Terkait dengan Ujian Nasional yang sudah semakin dekat, di harian Kompas ( 2 Maret 2010 ) dan harian Suara Merdeka ( 11 Maret 2010) dengan judul yang sama Intervensi setelah UN Akan Sentuh Guru. Di artikel tersebut disebutkan ada empat hal yang dapat menentukan kelulusan siswa, juga disebutkan bahwa tujuan UN adalah memadukan antara penentu kelulusan siswa serta peta atau data kualitas pendidikan. Jadi selain menentukan kelulusan siswa, UN juga bisa dipakai sebagai peta, sehingga kalau nanti dari hasil UN ada sekolah-sekolah tertentu yang kondisinya tidak bagus, maka bisa dilakukan intervensi untuk meningkatkan kualitas disekolah itu.
Dari artikel tersebut timbul sebuah pertanyaan apakah kondisi semua sekolah sama ? Baik sarana prasarana belajar, maupun sumber daya manusianya (guru, siswa). Padahal antar sekolah satu dengan yang lain pasti berbeda. Dengan kondisi seperti ini, masih dapatkah UN dijadikan sebagai peta?

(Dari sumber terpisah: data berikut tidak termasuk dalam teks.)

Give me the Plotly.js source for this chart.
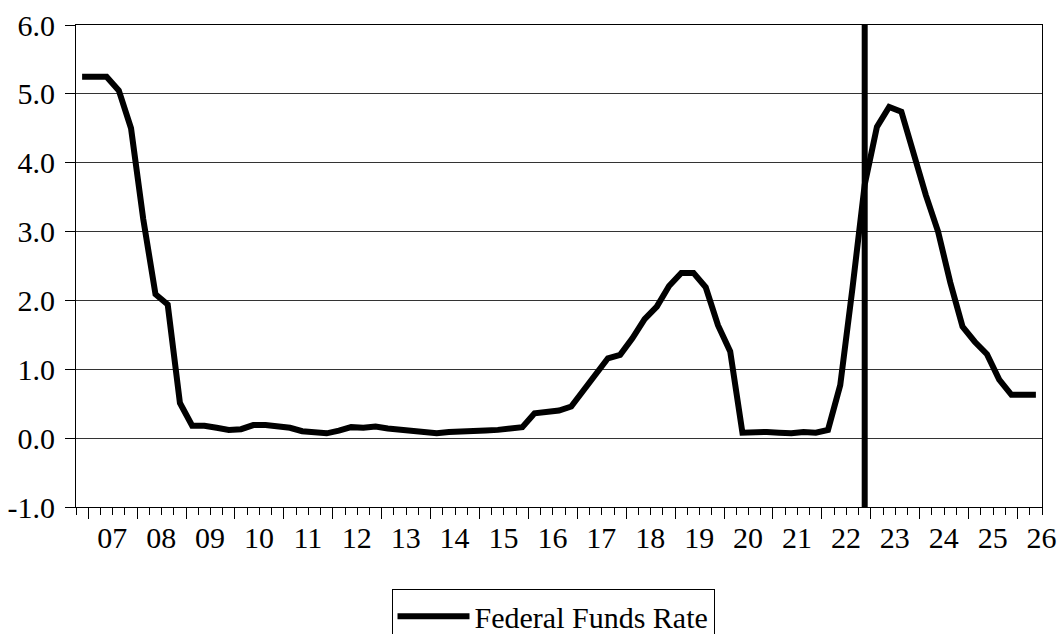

Jika memang ujian nasional tidak bisa dihilangkan, hendaknya dicari format yang paling tepat untuk sekolah- sekolah di Indonesia. Manager harus menyadari bahwa lain ‘lubuk lain ikannya’. Pemerintah pusat cukuplah memberikan kisi – kisi beserta perangkat yang lain. Sementara isinya terserah ‘daerah’ atupun sekolah masing –masing. Mudah mudahan tulisan ini juga tidak salah kaprah dalam menilai dunia pendidikan kita.